Sneaker Startup Gully Labs Hit by ₹2 Lakh “100% Discount” Employee Fraud

Sneaker Startup Gully Labs Hit by ₹2 Lakh 100% Discount Employee Fraud

New Delhi, February 2026 —In a startling revelation that has sent shockwaves through India’s Direct-to-Consumer (D2C) ecosystem, Arjun Singh, co-founder of the premium sneaker brand Gully Labs, has exposed a sophisticated internal fraud. An employee, hired just weeks prior, allegedly manipulated the company’s backend system to siphon off luxury footwear worth ₹2 lakh before resigning within seven days.

The incident highlights a critical vulnerability for scaling startups: the dangerous trade-off between operational agility and internal security protocols.

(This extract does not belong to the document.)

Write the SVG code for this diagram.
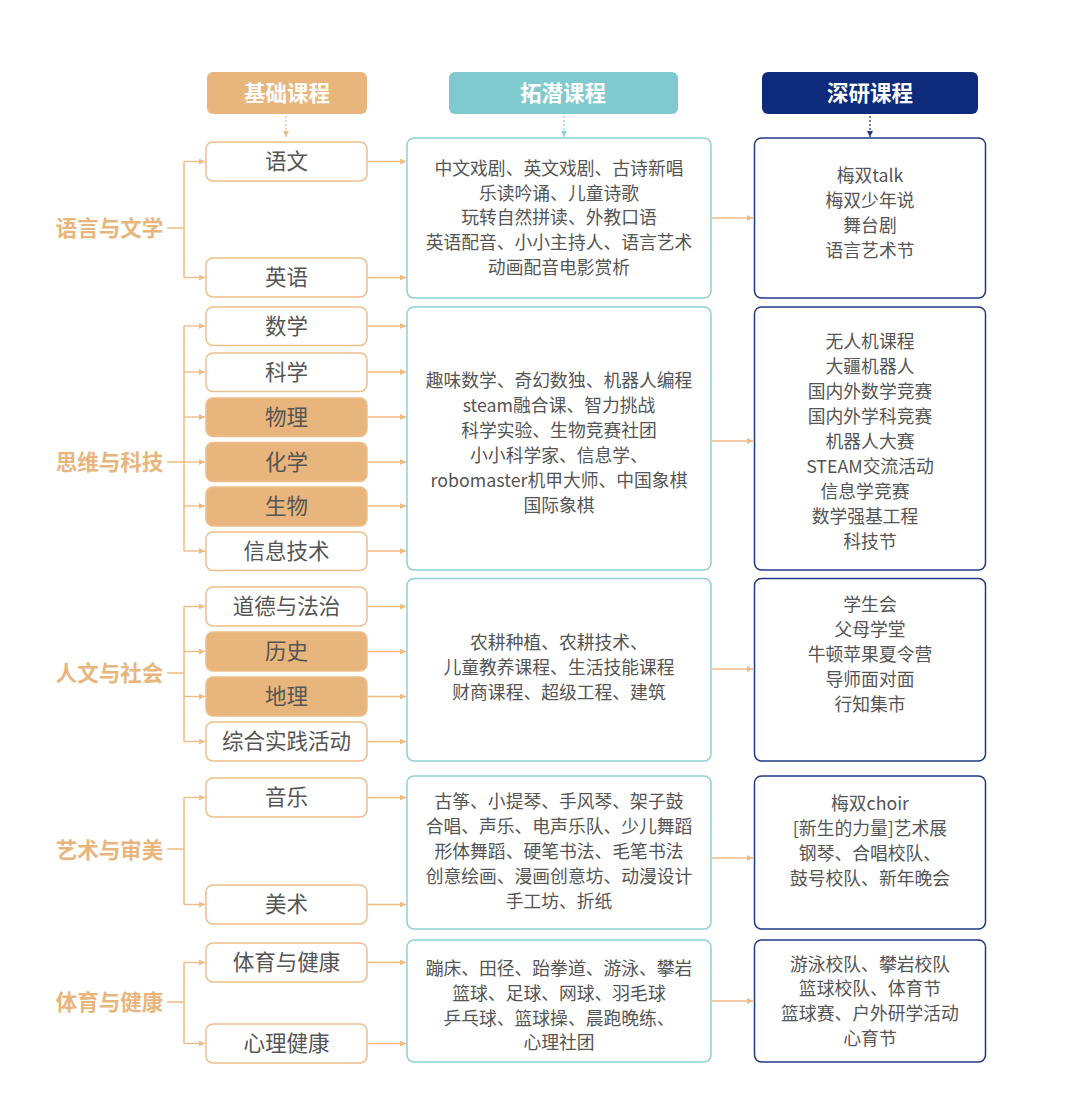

The Anatomy of the “Zero-Rupee” Scam

Gully Labs, which sells sneakers priced between ₹4,000 and ₹8,000, provides its customer service (CS) staff with limited backend access to offer 10% to 20% discounts for grievance redressal. However, the new hire allegedly bypassed these restrictions within days of joining:

  • System Manipulation: The employee gained admin-level access to the panel and created unauthorized 100% discount codes.
  • Phantom Payments: These codes tricked the system into marking orders as “fully paid,” effectively bypassing payment gateways.
  • The Heist: Orders were placed for the employee’s friends and family. Because the system verified the payment status as “paid,” the warehouse dispatched the goods without suspicion.

A Legal Counter-Attack

The fraud was discovered shortly after the employee resigned and vanished. When the founders tracked him down, the employee initially agreed to cooperate and return half of the stolen inventory but claimed the remaining sneakers had already been “used”.

In a bizarre twist, when Gully Labs issued a formal notice for reimbursement, the accused responded with legal notices of his own, alleging “harassment” by the founders. The startup is now overhauling its backend to implement rigorous “enterprise-level” permission controls.

The “Startup Culture” Crisis

The incident has triggered a wider debate among entrepreneurs about the “death of trust” in early-stage companies. Other founders shared similar horror stories, including cases of employees cloning web pages to siphon leads or abusing unlimited employee discounts—a practice that some industry veterans claim contributed to the downfall of major players like Jabong.


Bottom Line

For Gully Labs—a brand that recently secured a high-profile deal on Shark Tank India at a ₹175 crore valuation—this ₹2 lakh loss is a hard lesson in internal auditing. As D2C brands scale, the “invisible” cost of a bad hire is proving to be far higher than just a salary. The era of loose backend access in the name of “fast-paced culture” appears to be officially over.